10.4.06

VIVIDORES



El Rigat, inaugurado en 1942 en la plaza de Catalunya, El Cortijo y la Rosaleda en la Diagonal situada más allá de la plaza rebautizada con el nombre de Calvo Sotelo, que el mismo 1942 empezaba a ser prolongada desde el Palau de Pedralbes hacia Esplugues. Fernando Vizcaino Casas describe así el Rigat: "Respondiendo a una característica muy propia de los períodos de pobreza, los locales eran suntuosos, cargados de mármoles y de lámparas con colgajos y de espejos y escaleras".

En cuanto a La Rosaleda, Ignasi Agustí describe, en sus memorias, las noches en aquel local como "plácidas, dotadas de una extraña beatitud entre el trabajo y la tensión cotidiana". Los hijos de las buenas familias y quienes, como Agustí, se habían puesto al lado de los vencedores, podían ahogar, sin embargo, su mala conciencia por aquella buena vida en un contexto desolador de miseria y represión, pensando que la orquesta de Bernard Hilda que tocaba en el mismo era "una manifestación viva de la esperanza aliadófila" y que cuando bailaban elegantemente vestidos el J'attendrai hacían "una manifestación explícita de adhesión a la Resistencia francesa". Quien no se engaña es porque no quiere.

Mientras tanto, los que tenían que luchar cada día por conseguir un pedazo de pan trataban también de encontrar espacios donde olvidar. En las noches de bochorno se sentaban en la Diagonal a escuchar el sonido lejano de las orquestas que tocaban en El Cortijo y la Rosaleda.
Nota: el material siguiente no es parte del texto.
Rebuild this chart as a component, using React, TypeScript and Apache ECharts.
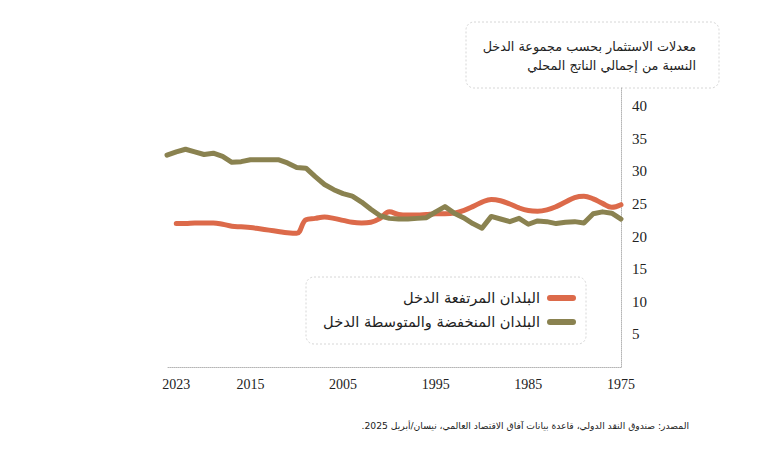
import React, { useEffect, useRef } from "react";
import * as echarts from "echarts";

const years: string[] = [];
for (let y = 1975; y <= 2024; y++) years.push(String(y));

const shownYears = ["1975", "1985", "1995", "2005", "2015", "2023"];

// 1975..2023
const highIncome = [
  24.9, 24.5, 25.1, 25.8, 26.2, 26.0, 25.3, 24.6, 24.1, 23.9,
  24.0, 24.4, 25.0, 25.5, 25.7, 25.3, 24.6, 24.0, 23.6, 23.5,
  23.5, 23.4, 23.3, 23.3, 23.4, 23.8, 22.8, 22.2, 22.1, 22.2,
  22.5, 22.8, 23.0, 22.8, 22.6, 20.5, 20.6, 20.8, 21.0, 21.2,
  21.4, 21.5, 21.6, 21.9, 22.1, 22.1, 22.1, 22.0, 22.0,
];

// 1975..2024
const lowMiddleIncome = [
  22.7, 23.6, 23.8, 23.5, 22.1, 22.3, 22.2, 22.0, 22.3, 22.4,
  21.9, 22.8, 22.3, 22.7, 23.1, 21.3, 22.0, 22.9, 23.6, 24.6,
  23.8, 22.9, 22.8, 22.7, 22.7, 22.8, 23.2, 24.2, 25.3, 26.2,
  26.6, 27.2, 28.0, 29.2, 30.5, 30.6, 31.3, 31.8, 31.8, 31.8,
  31.8, 31.5, 31.4, 32.3, 32.8, 32.6, 33.0, 33.4, 33.0, 32.5,
];

const seriesNames = ["البلدان المرتفعة الدخل", "البلدان المنخفضة والمتوسطة الدخل"];
const titleLines = ["معدلات الاستثمار بحسب مجموعة الدخل", "النسبة من إجمالي الناتج المحلي"];
const sourceText = "المصدر: صندوق النقد الدولي، قاعدة بيانات آفاق الاقتصاد العالمي، نيسان/أبريل 2025.";

const RED = "#dc6a4a";
const OLIVE = "#8a8250";
const AR_FONT = "'DejaVu Sans', 'Noto Sans', sans-serif";
const NUM_FONT = "'Liberation Serif', 'DejaVu Serif', serif";
const rtl = (s: string) => "\u202B" + s + "\u202C";

export default function App() {
  const ref = useRef<HTMLDivElement>(null);
  useEffect(() => {
    if (!ref.current) return;
    const chart = echarts.init(ref.current, null, { renderer: "svg" });
    chart.setOption({
      animation: false,
      backgroundColor: "#ffffff",
      grid: { left: 167, right: 147, top: 88, bottom: 84 },
      xAxis: {
        type: "category",
        data: years,
        inverse: true,
        boundaryGap: false,
        axisLine: { show: true, lineStyle: { color: "#b5b5b5", type: "dotted", width: 1 } },
        axisTick: { show: false },
        splitLine: { show: false },
        axisLabel: {
          interval: (_i: number, v: string) => shownYears.includes(v),
          color: "#222",
          fontFamily: NUM_FONT,
          fontSize: 14,
          margin: 10,
        },
      },
      yAxis: {
        type: "value",
        position: "right",
        min: 0,
        max: 42.8,
        interval: 5,
        axisLine: { show: true, lineStyle: { color: "#b5b5b5", type: "dotted", width: 1 } },
        axisTick: { show: false },
        splitLine: { show: false },
        axisLabel: {
          color: "#222",
          fontFamily: NUM_FONT,
          fontSize: 15,
          margin: 11,
          formatter: (v: number) => (v > 0 && v % 5 === 0 ? String(v) : ""),
        },
      },
      series: [
        {
          name: seriesNames[0],
          type: "line",
          data: highIncome,
          smooth: 0.4,
          showSymbol: false,
          lineStyle: { color: RED, width: 5, cap: "round", join: "round" },
          itemStyle: { color: RED },
        },
        {
          name: seriesNames[1],
          type: "line",
          data: lowMiddleIncome,
          smooth: false,
          showSymbol: false,
          lineStyle: { color: OLIVE, width: 5, cap: "round", join: "round" },
          itemStyle: { color: OLIVE },
        },
      ],
      graphic: [
        {
          type: "rect",
          shape: { x: 466, y: 22, width: 253, height: 66, r: 8 },
          style: { fill: "none", stroke: "#d6d6d6", lineWidth: 1, lineDash: [2, 2] },
        },
        {
          type: "text",
          x: 696,
          y: 46,
          style: {
            text: titleLines[0],
            align: "right",
            verticalAlign: "middle",
            fontFamily: AR_FONT,
            fontSize: 12.8,
            fill: "#222",
          },
        },
        {
          type: "text",
          x: 696,
          y: 65,
          style: {
            text: titleLines[1],
            align: "right",
            verticalAlign: "middle",
            fontFamily: AR_FONT,
            fontSize: 12.8,
            fill: "#222",
          },
        },
        {
          type: "rect",
          shape: { x: 306, y: 277, width: 280, height: 67, r: 8 },
          style: { fill: "#ffffff", stroke: "#d6d6d6", lineWidth: 1, lineDash: [2, 2] },
        },
        {
          type: "line",
          shape: { x1: 550, y1: 298, x2: 573, y2: 298 },
          style: { stroke: RED, lineWidth: 6, lineCap: "round" },
        },
        {
          type: "text",
          x: 540,
          y: 297,
          style: {
            text: seriesNames[0],
            align: "right",
            verticalAlign: "middle",
            fontFamily: AR_FONT,
            fontSize: 14.6,
            fill: "#222",
          },
        },
        {
          type: "line",
          shape: { x1: 550, y1: 322, x2: 573, y2: 322 },
          style: { stroke: OLIVE, lineWidth: 6, lineCap: "round" },
        },
        {
          type: "text",
          x: 540,
          y: 321,
          style: {
            text: seriesNames[1],
            align: "right",
            verticalAlign: "middle",
            fontFamily: AR_FONT,
            fontSize: 14.6,
            fill: "#222",
          },
        },
        {
          type: "text",
          x: 689,
          y: 425,
          style: {
            text: rtl(sourceText),
            align: "right",
            verticalAlign: "middle",
            fontFamily: AR_FONT,
            fontSize: 9.2,
            fill: "#222",
          },
        },
      ],
    });
    return () => chart.dispose();
  }, []);
  return (
    <div style={{ position: "absolute", left: 0, top: 0 }}>
      <div ref={ref} style={{ width: 768, height: 451 }} />
    </div>
  );
}
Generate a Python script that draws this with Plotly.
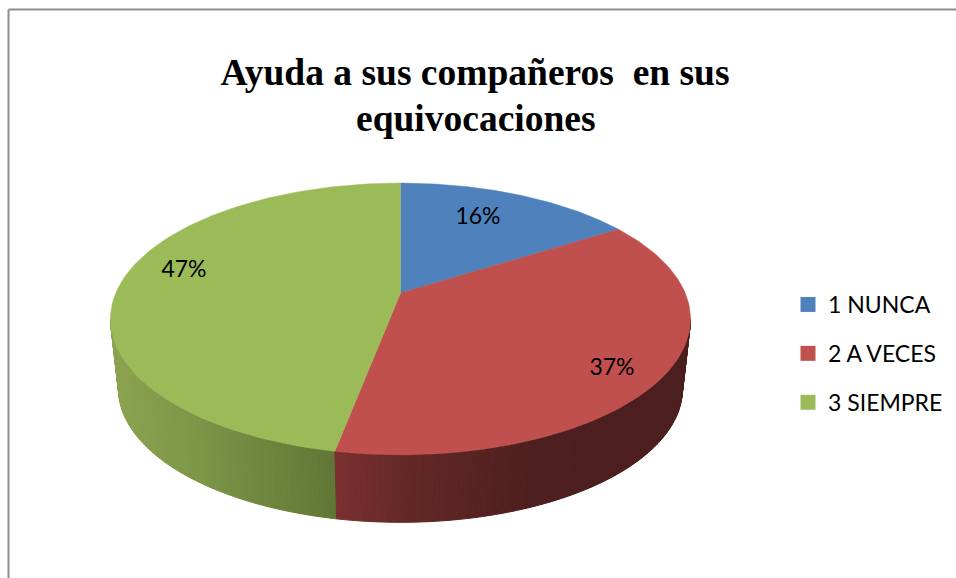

Los domingos iban al zoo a ver el elefante Perla, regalado en 1944 por el zoo de Berlín, que ya no sabía cómo alimentarlo en una ciudad asediada por los bombardeos aliados, de la misma forma que la antecesora de Perla, la elefanta Júlia, había muerto de hambre en la Barcelona de la guerra civil. Se paseaba por Montjuïc en donde también en 1944 se reconstruyeron las pérgolas del Parque Laribal, y se leía El Coyote que el mismo año empezó a publicarse por Josep Mallorquí. Los cines se llenaban de cazadores de sueños y la iglesia aprovechaba la ocasión para multiplicar las procesiones que proporcionaban un rato de entretenimiento gratuito.

A estos esfuerzos colectivos por recobrar la normalidad les encontramos ahora un aire patético. Sin embargo quienes los protagonizaban no eran seguramente conscientes de ello. Buscaban paraísos artificiales del mismo modo que lo hacemos hoy. Las ganas de sobrevivir se imponían a cualquier otra consideración.